Material >>
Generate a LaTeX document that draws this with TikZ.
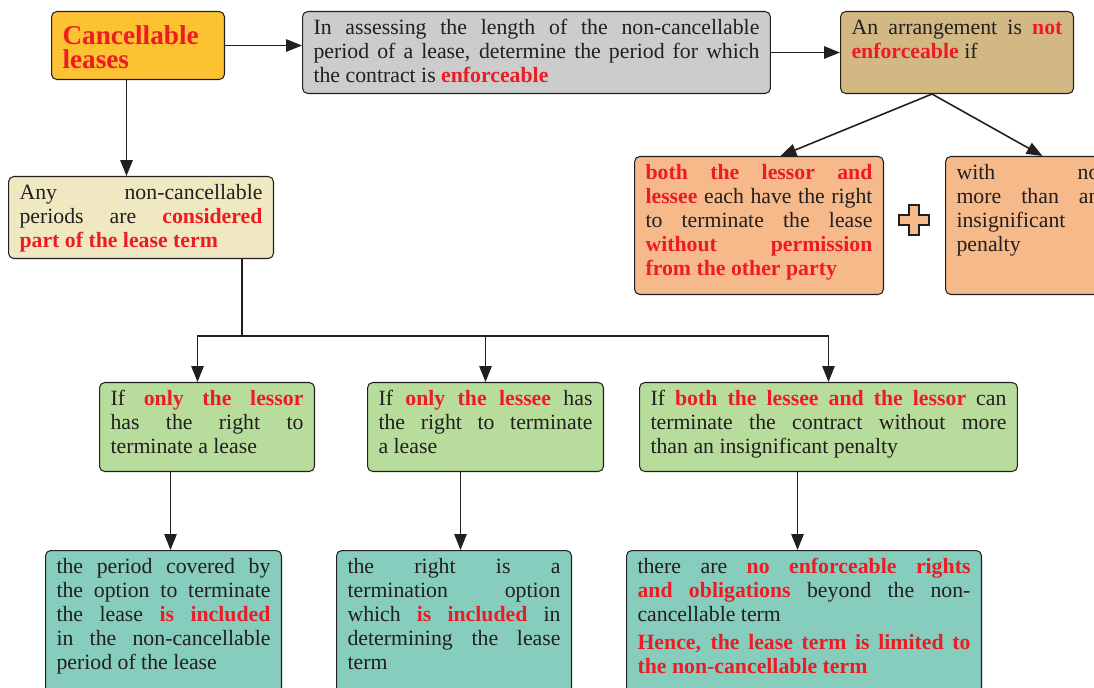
\documentclass[tikz,border=0pt]{standalone}
\usepackage{fontspec}
\setmainfont{Liberation Serif}
\usepackage{xcolor}
\usepackage{tikz}
\usetikzlibrary{arrows.meta,calc}
\definecolor{cancelyellow}{RGB}{253,194,50}
\definecolor{assessgray}{RGB}{204,204,204}
\definecolor{arrangetan}{RGB}{210,185,131}
\definecolor{termpeach}{RGB}{246,185,138}
\definecolor{periodbeige}{RGB}{239,232,192}
\definecolor{casegreen}{RGB}{184,220,156}
\definecolor{resultteal}{RGB}{134,205,189}
\definecolor{keyred}{RGB}{237,28,36}
\definecolor{inkdark}{RGB}{35,31,32}
\newcommand{\keyterm}[1]{\textbf{\textcolor{keyred}{#1}}}
\tolerance=10000
\hbadness=10000

\begin{document}
\begin{tikzpicture}[
    x=0.02cm, y=-0.02cm,
    box/.style={draw=inkdark, line width=0.6pt, rounded corners=3pt, anchor=north west,
        inner xsep=0.22cm, inner ysep=0.16cm, text height=0.3cm, align=justify,
        font=\fontsize{12.4}{13.66}\selectfont, text=inkdark},
    arr/.style={-{Triangle[length=9pt,width=7pt]}, line width=0.9pt, draw=inkdark}
]
\useasboundingbox (0,0) rectangle (1094,688);
\clip (0,0) rectangle (1094,688);
\fill[white] (0,0) rectangle (1094,688);

% top row
\node[box, fill=cancelyellow, text width=3.02cm, text height=0.5cm, text depth=0.54cm, align=left,
    font=\fontsize{15.5}{13.9}\selectfont\bfseries, text=keyred] (cancel) at (51,11) {Cancellable\\leases};
\node[box, fill=assessgray, text width=8.92cm, text depth=1.02cm] (assess) at (302,11)
    {In assessing the length of the non-cancellable\linebreak period of a lease, determine the period for which\linebreak the contract is \keyterm{enforceable}};
\node[box, fill=arrangetan, text width=4.22cm, text depth=1.02cm] (notenf) at (840,11)
    {An arrangement is \keyterm{not}\linebreak \keyterm{enforceable} if};

% conditions for not enforceable
\node[box, fill=termpeach, text width=4.54cm, text depth=2.14cm] (bothright) at (634,156)
    {\keyterm{both the lessor and}\linebreak \keyterm{lessee} each have the right\linebreak to terminate the lease\linebreak \keyterm{without permission}\linebreak \keyterm{from the other party}};
\node[box, fill=termpeach, text width=2.86cm, text depth=2.14cm] (nopenalty) at (945,156)
    {with no\linebreak more than an\linebreak insignificant\linebreak penalty};
\draw[fill=termpeach, draw=inkdark, line width=0.6pt, shift={(914,220)}]
    (-5,-15) -- (5,-15) -- (5,-5) -- (15,-5) -- (15,5) -- (5,5) -- (5,15) -- (-5,15)
    -- (-5,5) -- (-15,5) -- (-15,-5) -- (-5,-5) -- cycle;

% non-cancellable periods
\node[box, fill=periodbeige, text width=4.86cm, text depth=1.02cm] (anyperiod) at (8,176)
    {Any non-cancellable\linebreak periods are \keyterm{considered}\linebreak \keyterm{part of the lease term}};

% who can terminate
\node[box, fill=casegreen, text width=3.86cm, text depth=1.16cm] (onlylessor) at (99,382)
    {If \keyterm{only the lessor}\linebreak has the right to\linebreak terminate a lease};
\node[box, fill=casegreen, text width=4.28cm, text depth=1.16cm] (onlylessee) at (367,382)
    {If \keyterm{only the lessee} has\linebreak the right to terminate\linebreak a lease};
\node[box, fill=casegreen, text width=7.12cm, text depth=1.16cm] (bothparties) at (639,382)
    {If \keyterm{both the lessee and the lessor} can\linebreak terminate the contract without more\linebreak than an insignificant penalty};

% outcomes
\node[box, fill=resultteal, text width=4.28cm, text depth=2.58cm] (periodincl) at (45,550)
    {the period covered by\linebreak the option to terminate\linebreak the lease \keyterm{is included}\linebreak in the non-cancellable\linebreak period of the lease};
\node[box, fill=resultteal, text width=4.26cm, text depth=2.58cm] (optionincl) at (336,550)
    {the right is a\linebreak termination option\linebreak which \keyterm{is included} in\linebreak determining the lease\linebreak term};
\node[box, fill=resultteal, text width=6.66cm, text depth=2.58cm] (termlimit) at (626,550)
    {there are \keyterm{no enforceable rights}\linebreak \keyterm{and obligations} beyond the non-\linebreak cancellable term\par\vspace{2.3pt}
    \keyterm{Hence, the lease term is limited to}\linebreak \keyterm{the non-cancellable term}};

% connectors
\draw[arr] (cancel.east) -- (cancel.east -| assess.west);
\draw[arr] (assess.east) -- (notenf.west);
\draw[arr] ([xshift=-0.23cm]cancel.south) -- ([xshift=-0.23cm]cancel.south |- anyperiod.north);
\draw[arr] ([xshift=-0.5cm]notenf.south) -- ([xshift=0.43cm]bothright.north);
\draw[arr] ([xshift=-0.5cm]notenf.south) -- ([xshift=0.29cm]nopenalty.north);

\coordinate (split) at (242,336);
\draw[line width=0.9pt, draw=inkdark] (split |- anyperiod.south) -- (split);
\draw[arr] (split) -| ([xshift=-0.19cm]onlylessor.north);
\draw[arr] (split) -| (onlylessee.north);
\draw[arr] (split) -| (bothparties.north);

\draw[arr] ([xshift=0.14cm]periodincl.north |- onlylessor.south) -- ([xshift=0.14cm]periodincl.north);
\draw[arr] ([xshift=0.13cm]optionincl.north |- onlylessee.south) -- ([xshift=0.13cm]optionincl.north);
\draw[arr] ([xshift=-0.13cm]termlimit.north |- bothparties.south) -- ([xshift=-0.13cm]termlimit.north);
\end{tikzpicture}
\end{document}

Your task >>
Replicate the material above verbatim; images stay out of the copy.

Task solution >>
Generate a LaTeX document that draws this with TikZ.
\documentclass[tikz,border=0pt]{standalone}
\usepackage{fontspec}
\setmainfont{Liberation Serif}
\usepackage{xcolor}
\usepackage{tikz}
\usetikzlibrary{arrows.meta,calc}
\definecolor{cancelyellow}{RGB}{253,194,50}
\definecolor{assessgray}{RGB}{204,204,204}
\definecolor{arrangetan}{RGB}{210,185,131}
\definecolor{termpeach}{RGB}{246,185,138}
\definecolor{periodbeige}{RGB}{239,232,192}
\definecolor{casegreen}{RGB}{184,220,156}
\definecolor{resultteal}{RGB}{134,205,189}
\definecolor{keyred}{RGB}{237,28,36}
\definecolor{inkdark}{RGB}{35,31,32}
\newcommand{\keyterm}[1]{\textbf{\textcolor{keyred}{#1}}}
\tolerance=10000
\hbadness=10000

\begin{document}
\begin{tikzpicture}[
    x=0.02cm, y=-0.02cm,
    box/.style={draw=inkdark, line width=0.6pt, rounded corners=3pt, anchor=north west,
        inner xsep=0.22cm, inner ysep=0.16cm, text height=0.3cm, align=justify,
        font=\fontsize{12.4}{13.66}\selectfont, text=inkdark},
    arr/.style={-{Triangle[length=9pt,width=7pt]}, line width=0.9pt, draw=inkdark}
]
\useasboundingbox (0,0) rectangle (1094,688);
\clip (0,0) rectangle (1094,688);
\fill[white] (0,0) rectangle (1094,688);

% top row
\node[box, fill=cancelyellow, text width=3.02cm, text height=0.5cm, text depth=0.54cm, align=left,
    font=\fontsize{15.5}{13.9}\selectfont\bfseries, text=keyred] (cancel) at (51,11) {Cancellable\\leases};
\node[box, fill=assessgray, text width=8.92cm, text depth=1.02cm] (assess) at (302,11)
    {In assessing the length of the non-cancellable\linebreak period of a lease, determine the period for which\linebreak the contract is \keyterm{enforceable}};
\node[box, fill=arrangetan, text width=4.22cm, text depth=1.02cm] (notenf) at (840,11)
    {An arrangement is \keyterm{not}\linebreak \keyterm{enforceable} if};

% conditions for not enforceable
\node[box, fill=termpeach, text width=4.54cm, text depth=2.14cm] (bothright) at (634,156)
    {\keyterm{both the lessor and}\linebreak \keyterm{lessee} each have the right\linebreak to terminate the lease\linebreak \keyterm{without permission}\linebreak \keyterm{from the other party}};
\node[box, fill=termpeach, text width=2.86cm, text depth=2.14cm] (nopenalty) at (945,156)
    {with no\linebreak more than an\linebreak insignificant\linebreak penalty};
\draw[fill=termpeach, draw=inkdark, line width=0.6pt, shift={(914,220)}]
    (-5,-15) -- (5,-15) -- (5,-5) -- (15,-5) -- (15,5) -- (5,5) -- (5,15) -- (-5,15)
    -- (-5,5) -- (-15,5) -- (-15,-5) -- (-5,-5) -- cycle;

% non-cancellable periods
\node[box, fill=periodbeige, text width=4.86cm, text depth=1.02cm] (anyperiod) at (8,176)
    {Any non-cancellable\linebreak periods are \keyterm{considered}\linebreak \keyterm{part of the lease term}};

% who can terminate
\node[box, fill=casegreen, text width=3.86cm, text depth=1.16cm] (onlylessor) at (99,382)
    {If \keyterm{only the lessor}\linebreak has the right to\linebreak terminate a lease};
\node[box, fill=casegreen, text width=4.28cm, text depth=1.16cm] (onlylessee) at (367,382)
    {If \keyterm{only the lessee} has\linebreak the right to terminate\linebreak a lease};
\node[box, fill=casegreen, text width=7.12cm, text depth=1.16cm] (bothparties) at (639,382)
    {If \keyterm{both the lessee and the lessor} can\linebreak terminate the contract without more\linebreak than an insignificant penalty};

% outcomes
\node[box, fill=resultteal, text width=4.28cm, text depth=2.58cm] (periodincl) at (45,550)
    {the period covered by\linebreak the option to terminate\linebreak the lease \keyterm{is included}\linebreak in the non-cancellable\linebreak period of the lease};
\node[box, fill=resultteal, text width=4.26cm, text depth=2.58cm] (optionincl) at (336,550)
    {the right is a\linebreak termination option\linebreak which \keyterm{is included} in\linebreak determining the lease\linebreak term};
\node[box, fill=resultteal, text width=6.66cm, text depth=2.58cm] (termlimit) at (626,550)
    {there are \keyterm{no enforceable rights}\linebreak \keyterm{and obligations} beyond the non-\linebreak cancellable term\par\vspace{2.3pt}
    \keyterm{Hence, the lease term is limited to}\linebreak \keyterm{the non-cancellable term}};

% connectors
\draw[arr] (cancel.east) -- (cancel.east -| assess.west);
\draw[arr] (assess.east) -- (notenf.west);
\draw[arr] ([xshift=-0.23cm]cancel.south) -- ([xshift=-0.23cm]cancel.south |- anyperiod.north);
\draw[arr] ([xshift=-0.5cm]notenf.south) -- ([xshift=0.43cm]bothright.north);
\draw[arr] ([xshift=-0.5cm]notenf.south) -- ([xshift=0.29cm]nopenalty.north);

\coordinate (split) at (242,336);
\draw[line width=0.9pt, draw=inkdark] (split |- anyperiod.south) -- (split);
\draw[arr] (split) -| ([xshift=-0.19cm]onlylessor.north);
\draw[arr] (split) -| (onlylessee.north);
\draw[arr] (split) -| (bothparties.north);

\draw[arr] ([xshift=0.14cm]periodincl.north |- onlylessor.south) -- ([xshift=0.14cm]periodincl.north);
\draw[arr] ([xshift=0.13cm]optionincl.north |- onlylessee.south) -- ([xshift=0.13cm]optionincl.north);
\draw[arr] ([xshift=-0.13cm]termlimit.north |- bothparties.south) -- ([xshift=-0.13cm]termlimit.north);
\end{tikzpicture}
\end{document}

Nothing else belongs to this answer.